- MATERIALS PROVIDED:
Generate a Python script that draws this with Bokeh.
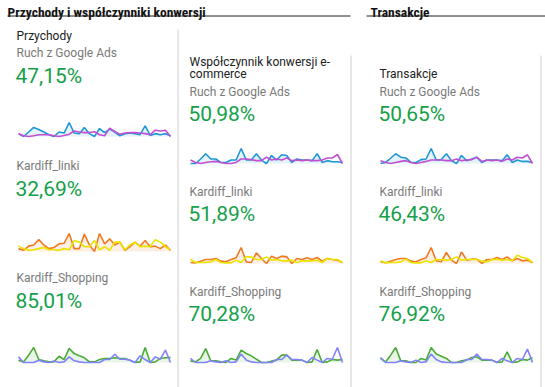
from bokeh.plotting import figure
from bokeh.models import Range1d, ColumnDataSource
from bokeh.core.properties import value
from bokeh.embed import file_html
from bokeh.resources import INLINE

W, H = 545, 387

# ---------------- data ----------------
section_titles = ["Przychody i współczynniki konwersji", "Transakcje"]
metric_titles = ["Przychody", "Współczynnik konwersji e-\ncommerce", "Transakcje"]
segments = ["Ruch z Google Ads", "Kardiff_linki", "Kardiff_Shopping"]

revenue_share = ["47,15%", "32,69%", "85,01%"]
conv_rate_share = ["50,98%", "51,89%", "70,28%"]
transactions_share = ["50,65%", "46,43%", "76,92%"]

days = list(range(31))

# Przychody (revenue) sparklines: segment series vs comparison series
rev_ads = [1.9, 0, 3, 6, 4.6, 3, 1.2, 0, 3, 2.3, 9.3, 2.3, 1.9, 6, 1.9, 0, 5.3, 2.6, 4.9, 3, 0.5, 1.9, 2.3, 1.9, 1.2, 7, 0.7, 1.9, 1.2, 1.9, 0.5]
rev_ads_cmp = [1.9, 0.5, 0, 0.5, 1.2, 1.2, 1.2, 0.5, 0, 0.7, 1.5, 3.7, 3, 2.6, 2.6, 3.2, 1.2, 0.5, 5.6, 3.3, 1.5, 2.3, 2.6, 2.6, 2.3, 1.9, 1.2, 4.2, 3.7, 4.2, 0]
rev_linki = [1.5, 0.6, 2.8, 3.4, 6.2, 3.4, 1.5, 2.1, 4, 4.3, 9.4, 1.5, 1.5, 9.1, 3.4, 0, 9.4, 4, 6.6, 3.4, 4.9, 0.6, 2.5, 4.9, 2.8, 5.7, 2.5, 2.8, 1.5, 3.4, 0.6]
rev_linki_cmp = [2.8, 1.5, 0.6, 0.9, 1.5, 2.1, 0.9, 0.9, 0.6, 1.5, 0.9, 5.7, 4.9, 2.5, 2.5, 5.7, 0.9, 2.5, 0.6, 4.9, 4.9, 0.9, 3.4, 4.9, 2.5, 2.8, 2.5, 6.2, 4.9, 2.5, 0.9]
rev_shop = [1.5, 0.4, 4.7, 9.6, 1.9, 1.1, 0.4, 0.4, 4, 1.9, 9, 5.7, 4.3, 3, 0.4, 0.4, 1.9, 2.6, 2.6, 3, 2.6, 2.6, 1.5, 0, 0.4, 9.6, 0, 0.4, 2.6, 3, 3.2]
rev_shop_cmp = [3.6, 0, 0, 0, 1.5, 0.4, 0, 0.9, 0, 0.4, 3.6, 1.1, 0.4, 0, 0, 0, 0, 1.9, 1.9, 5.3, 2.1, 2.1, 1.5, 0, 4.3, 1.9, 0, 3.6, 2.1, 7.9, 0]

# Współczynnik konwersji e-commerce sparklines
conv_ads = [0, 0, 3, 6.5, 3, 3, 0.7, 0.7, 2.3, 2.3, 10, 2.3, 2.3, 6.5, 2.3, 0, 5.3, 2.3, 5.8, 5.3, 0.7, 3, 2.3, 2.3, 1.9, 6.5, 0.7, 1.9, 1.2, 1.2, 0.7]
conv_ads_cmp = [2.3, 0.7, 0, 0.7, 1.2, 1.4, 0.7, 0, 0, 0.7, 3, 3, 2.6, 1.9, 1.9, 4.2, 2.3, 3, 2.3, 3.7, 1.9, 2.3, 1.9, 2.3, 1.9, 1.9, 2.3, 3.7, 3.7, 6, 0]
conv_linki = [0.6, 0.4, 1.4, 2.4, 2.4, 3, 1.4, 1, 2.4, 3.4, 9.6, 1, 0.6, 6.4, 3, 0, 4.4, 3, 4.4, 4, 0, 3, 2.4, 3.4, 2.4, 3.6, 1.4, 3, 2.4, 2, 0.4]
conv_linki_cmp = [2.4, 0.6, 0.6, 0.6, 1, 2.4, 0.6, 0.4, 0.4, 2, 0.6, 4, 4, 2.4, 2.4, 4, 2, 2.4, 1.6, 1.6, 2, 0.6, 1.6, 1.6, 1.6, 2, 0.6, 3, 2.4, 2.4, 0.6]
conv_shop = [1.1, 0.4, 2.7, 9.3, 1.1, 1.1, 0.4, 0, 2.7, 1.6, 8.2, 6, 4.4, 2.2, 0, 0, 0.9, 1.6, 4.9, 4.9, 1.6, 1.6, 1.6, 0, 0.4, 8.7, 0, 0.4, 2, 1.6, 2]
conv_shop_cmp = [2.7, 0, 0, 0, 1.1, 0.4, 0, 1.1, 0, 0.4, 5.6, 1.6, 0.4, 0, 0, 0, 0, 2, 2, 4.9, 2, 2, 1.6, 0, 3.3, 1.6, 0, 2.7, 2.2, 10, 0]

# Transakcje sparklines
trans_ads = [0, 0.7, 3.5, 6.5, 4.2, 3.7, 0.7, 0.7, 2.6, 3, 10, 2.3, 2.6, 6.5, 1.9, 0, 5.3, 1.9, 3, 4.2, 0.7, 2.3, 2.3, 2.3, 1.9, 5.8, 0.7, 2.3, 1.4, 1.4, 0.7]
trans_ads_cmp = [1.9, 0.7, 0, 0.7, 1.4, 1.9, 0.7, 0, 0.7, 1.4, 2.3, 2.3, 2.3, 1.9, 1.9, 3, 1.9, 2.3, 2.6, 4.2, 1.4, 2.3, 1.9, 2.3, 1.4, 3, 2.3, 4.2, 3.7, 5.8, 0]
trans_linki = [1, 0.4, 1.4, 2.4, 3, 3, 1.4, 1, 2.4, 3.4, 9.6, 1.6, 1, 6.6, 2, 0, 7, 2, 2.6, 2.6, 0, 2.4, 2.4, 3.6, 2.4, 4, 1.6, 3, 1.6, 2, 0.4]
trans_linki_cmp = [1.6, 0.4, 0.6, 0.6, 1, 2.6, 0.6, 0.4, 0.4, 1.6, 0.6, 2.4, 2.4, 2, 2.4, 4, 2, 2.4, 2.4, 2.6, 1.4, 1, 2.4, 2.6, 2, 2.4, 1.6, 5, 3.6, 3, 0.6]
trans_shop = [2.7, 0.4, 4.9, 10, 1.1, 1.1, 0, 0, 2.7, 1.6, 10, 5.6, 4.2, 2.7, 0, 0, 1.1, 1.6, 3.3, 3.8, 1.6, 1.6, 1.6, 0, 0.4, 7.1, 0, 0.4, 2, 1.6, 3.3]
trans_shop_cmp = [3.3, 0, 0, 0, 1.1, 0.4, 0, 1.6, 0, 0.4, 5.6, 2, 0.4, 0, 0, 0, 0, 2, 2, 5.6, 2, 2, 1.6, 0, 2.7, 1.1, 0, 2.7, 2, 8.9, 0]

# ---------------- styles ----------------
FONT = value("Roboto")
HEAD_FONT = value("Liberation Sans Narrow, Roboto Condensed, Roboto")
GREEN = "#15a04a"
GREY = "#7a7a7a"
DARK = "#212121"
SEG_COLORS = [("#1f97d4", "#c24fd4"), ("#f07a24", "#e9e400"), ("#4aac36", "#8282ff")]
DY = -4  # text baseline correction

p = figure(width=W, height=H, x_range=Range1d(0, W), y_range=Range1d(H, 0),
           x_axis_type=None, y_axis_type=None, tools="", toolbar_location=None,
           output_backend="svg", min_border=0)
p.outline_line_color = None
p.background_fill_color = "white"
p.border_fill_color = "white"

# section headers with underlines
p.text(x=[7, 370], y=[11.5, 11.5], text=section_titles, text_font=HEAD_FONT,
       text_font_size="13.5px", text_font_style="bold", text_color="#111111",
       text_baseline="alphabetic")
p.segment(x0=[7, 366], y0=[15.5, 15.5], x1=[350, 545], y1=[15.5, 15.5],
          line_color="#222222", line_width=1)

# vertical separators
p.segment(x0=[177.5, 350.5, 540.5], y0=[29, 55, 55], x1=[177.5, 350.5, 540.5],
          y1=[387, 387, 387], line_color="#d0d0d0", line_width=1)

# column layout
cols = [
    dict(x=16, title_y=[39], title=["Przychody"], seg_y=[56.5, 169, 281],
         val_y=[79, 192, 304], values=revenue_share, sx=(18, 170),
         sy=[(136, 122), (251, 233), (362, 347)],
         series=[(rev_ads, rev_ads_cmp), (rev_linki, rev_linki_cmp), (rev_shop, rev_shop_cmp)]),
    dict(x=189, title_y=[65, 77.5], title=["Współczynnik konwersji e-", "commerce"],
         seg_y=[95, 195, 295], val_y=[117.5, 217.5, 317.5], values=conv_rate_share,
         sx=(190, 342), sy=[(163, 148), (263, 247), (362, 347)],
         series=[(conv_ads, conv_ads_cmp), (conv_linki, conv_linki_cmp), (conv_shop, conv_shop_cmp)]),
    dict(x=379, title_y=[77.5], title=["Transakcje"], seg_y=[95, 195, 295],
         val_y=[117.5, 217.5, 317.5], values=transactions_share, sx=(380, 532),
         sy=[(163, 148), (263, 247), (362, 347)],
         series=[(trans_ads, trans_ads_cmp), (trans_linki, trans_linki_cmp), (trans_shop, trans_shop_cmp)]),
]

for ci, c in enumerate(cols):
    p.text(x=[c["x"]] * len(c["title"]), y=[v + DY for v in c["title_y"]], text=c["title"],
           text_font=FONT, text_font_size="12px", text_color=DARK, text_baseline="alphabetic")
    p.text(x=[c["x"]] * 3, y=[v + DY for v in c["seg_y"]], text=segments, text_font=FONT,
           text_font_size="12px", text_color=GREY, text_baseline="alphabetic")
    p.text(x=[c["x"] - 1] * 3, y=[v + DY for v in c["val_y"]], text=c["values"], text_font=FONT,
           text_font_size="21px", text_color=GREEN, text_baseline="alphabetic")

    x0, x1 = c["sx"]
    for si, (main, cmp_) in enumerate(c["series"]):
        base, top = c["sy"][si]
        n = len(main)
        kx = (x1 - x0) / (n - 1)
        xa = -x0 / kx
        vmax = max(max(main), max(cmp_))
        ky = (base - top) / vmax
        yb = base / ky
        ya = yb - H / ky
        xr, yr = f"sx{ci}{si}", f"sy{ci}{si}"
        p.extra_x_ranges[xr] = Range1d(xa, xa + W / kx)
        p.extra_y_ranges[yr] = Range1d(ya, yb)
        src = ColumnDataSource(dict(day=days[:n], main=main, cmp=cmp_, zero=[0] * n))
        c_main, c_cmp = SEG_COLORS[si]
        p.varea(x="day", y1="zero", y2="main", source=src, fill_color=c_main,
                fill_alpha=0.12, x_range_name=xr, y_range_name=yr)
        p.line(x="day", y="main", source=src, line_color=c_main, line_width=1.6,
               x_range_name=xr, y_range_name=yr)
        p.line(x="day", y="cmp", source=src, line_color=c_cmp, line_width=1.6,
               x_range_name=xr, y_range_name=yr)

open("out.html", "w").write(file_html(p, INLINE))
--
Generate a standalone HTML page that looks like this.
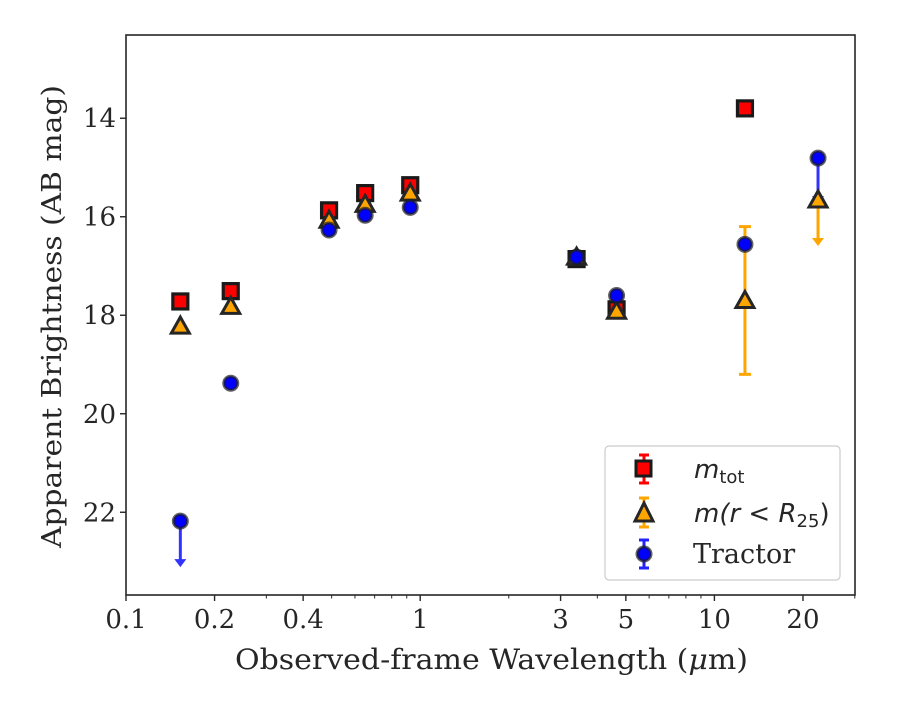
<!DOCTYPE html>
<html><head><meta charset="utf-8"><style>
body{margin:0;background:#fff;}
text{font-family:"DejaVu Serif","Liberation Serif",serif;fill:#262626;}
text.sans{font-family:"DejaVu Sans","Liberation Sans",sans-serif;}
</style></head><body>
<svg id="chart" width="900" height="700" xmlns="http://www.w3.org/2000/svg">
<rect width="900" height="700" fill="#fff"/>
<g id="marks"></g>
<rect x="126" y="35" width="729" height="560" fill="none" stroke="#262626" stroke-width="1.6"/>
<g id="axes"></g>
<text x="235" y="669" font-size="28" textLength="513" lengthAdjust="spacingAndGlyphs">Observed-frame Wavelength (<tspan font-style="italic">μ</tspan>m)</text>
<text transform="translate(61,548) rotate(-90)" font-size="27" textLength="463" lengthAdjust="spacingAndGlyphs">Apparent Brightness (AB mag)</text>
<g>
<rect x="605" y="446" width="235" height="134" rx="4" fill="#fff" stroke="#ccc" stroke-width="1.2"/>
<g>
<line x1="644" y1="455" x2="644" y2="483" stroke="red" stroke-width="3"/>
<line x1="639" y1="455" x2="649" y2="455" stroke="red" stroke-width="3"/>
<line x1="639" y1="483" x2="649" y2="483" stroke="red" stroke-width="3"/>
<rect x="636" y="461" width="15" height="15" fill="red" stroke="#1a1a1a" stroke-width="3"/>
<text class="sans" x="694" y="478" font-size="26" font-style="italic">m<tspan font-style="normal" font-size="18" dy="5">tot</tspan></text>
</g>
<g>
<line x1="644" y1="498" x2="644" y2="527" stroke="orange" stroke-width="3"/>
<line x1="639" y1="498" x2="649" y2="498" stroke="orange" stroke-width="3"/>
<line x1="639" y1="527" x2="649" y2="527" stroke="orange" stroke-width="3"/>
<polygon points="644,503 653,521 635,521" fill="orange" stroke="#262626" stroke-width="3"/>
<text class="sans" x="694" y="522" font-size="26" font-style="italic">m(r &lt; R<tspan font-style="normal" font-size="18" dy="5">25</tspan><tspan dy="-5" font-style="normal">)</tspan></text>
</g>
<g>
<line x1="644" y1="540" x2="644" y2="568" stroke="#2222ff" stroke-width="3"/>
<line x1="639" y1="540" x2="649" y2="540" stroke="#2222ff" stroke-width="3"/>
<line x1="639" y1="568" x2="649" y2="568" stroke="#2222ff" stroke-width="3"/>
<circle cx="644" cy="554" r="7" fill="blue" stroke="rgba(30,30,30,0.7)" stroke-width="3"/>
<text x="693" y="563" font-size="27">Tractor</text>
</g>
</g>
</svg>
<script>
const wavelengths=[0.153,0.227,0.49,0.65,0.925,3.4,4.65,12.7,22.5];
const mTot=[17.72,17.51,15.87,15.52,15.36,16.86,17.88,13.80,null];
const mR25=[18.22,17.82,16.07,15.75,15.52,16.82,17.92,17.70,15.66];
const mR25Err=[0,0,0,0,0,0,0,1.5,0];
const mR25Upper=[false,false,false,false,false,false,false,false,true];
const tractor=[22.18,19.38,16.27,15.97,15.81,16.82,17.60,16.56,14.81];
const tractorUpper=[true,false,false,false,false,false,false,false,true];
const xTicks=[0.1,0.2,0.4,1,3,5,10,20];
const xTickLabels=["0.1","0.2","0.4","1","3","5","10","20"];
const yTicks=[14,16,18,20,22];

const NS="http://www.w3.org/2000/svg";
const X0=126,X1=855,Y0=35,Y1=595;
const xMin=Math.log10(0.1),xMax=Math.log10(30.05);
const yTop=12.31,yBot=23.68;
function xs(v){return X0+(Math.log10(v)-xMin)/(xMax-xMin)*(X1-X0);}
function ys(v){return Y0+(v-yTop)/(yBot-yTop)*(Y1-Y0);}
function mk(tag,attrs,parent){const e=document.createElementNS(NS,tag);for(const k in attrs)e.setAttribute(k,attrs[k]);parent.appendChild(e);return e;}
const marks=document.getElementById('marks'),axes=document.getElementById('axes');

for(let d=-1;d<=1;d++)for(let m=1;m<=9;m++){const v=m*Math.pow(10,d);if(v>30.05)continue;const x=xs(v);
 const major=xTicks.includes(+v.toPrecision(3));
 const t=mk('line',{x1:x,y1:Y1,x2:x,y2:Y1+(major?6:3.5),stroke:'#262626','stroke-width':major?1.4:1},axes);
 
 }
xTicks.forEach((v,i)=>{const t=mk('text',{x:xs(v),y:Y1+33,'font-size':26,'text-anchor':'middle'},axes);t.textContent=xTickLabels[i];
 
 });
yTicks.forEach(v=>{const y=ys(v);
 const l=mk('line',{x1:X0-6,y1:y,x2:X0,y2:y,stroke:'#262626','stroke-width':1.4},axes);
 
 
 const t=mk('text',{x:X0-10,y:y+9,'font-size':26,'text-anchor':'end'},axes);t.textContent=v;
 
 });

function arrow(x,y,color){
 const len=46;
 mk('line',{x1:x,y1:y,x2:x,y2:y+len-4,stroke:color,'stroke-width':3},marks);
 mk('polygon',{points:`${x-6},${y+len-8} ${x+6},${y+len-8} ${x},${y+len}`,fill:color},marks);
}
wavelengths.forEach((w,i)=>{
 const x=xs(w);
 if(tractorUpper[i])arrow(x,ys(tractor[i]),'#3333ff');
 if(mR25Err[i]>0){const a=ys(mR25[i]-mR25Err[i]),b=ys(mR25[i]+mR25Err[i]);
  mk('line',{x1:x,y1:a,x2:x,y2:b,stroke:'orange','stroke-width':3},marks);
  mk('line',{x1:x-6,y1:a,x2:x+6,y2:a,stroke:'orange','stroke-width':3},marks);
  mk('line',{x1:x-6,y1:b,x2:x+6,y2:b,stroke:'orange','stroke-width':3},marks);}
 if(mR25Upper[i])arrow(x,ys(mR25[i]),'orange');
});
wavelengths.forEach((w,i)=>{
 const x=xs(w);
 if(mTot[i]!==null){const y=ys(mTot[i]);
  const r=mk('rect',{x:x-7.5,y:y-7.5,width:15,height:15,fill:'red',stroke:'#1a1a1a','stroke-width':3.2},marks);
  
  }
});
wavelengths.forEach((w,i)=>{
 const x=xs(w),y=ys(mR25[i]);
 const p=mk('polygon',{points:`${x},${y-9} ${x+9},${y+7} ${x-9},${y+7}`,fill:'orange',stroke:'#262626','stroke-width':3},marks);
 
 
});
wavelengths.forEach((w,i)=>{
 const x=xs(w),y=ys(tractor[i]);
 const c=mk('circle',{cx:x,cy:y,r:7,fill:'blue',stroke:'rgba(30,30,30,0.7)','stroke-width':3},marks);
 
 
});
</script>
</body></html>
--
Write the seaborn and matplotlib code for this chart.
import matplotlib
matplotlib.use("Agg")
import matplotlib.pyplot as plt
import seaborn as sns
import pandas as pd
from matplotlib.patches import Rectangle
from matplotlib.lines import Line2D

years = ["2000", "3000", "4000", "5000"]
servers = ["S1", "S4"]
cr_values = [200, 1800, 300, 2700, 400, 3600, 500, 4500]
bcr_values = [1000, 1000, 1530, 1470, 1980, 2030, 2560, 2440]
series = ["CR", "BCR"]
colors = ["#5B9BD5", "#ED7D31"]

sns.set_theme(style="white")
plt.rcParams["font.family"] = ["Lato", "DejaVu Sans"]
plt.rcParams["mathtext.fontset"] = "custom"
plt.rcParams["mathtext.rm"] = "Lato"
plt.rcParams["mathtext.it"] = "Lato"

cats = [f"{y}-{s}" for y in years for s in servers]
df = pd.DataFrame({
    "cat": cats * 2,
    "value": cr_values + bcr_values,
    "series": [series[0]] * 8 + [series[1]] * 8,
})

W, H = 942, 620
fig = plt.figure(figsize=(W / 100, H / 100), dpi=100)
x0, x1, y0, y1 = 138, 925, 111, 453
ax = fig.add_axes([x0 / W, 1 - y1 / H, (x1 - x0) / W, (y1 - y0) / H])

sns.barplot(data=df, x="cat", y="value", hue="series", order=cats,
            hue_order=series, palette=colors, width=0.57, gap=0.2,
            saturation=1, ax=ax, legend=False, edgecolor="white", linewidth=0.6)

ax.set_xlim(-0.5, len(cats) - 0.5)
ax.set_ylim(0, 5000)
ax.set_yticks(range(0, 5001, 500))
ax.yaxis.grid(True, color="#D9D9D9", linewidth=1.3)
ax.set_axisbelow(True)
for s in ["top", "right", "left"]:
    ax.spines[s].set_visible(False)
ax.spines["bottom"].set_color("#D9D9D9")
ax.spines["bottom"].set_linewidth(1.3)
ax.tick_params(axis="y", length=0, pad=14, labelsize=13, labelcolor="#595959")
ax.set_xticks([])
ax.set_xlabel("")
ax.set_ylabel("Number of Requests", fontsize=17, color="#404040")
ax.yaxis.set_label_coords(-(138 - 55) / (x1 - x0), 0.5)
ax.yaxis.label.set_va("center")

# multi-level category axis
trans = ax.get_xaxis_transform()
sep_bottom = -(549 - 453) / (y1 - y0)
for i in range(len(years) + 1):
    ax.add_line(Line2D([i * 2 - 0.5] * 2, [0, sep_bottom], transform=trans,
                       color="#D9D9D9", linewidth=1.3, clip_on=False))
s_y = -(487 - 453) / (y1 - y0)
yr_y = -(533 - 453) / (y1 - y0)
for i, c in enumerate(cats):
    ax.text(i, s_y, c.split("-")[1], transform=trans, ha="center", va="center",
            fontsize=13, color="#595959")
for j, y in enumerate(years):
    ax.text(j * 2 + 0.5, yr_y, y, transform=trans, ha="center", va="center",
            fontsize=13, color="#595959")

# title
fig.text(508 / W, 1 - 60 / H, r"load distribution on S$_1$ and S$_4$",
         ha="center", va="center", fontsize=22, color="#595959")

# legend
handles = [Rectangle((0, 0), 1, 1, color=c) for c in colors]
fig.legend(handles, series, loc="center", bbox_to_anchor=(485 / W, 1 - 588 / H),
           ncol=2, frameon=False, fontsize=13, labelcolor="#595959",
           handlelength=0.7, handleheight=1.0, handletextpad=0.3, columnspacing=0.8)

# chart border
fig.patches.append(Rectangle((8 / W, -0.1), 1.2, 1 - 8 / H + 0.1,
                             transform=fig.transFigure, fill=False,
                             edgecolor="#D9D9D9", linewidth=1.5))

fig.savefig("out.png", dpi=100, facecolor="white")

- TASK INSTRUCTIONS: Show, from the material above, each line that includes the string "seaborn".

- FULL SOLUTION:
Write the seaborn and matplotlib code for this chart.
import seaborn as sns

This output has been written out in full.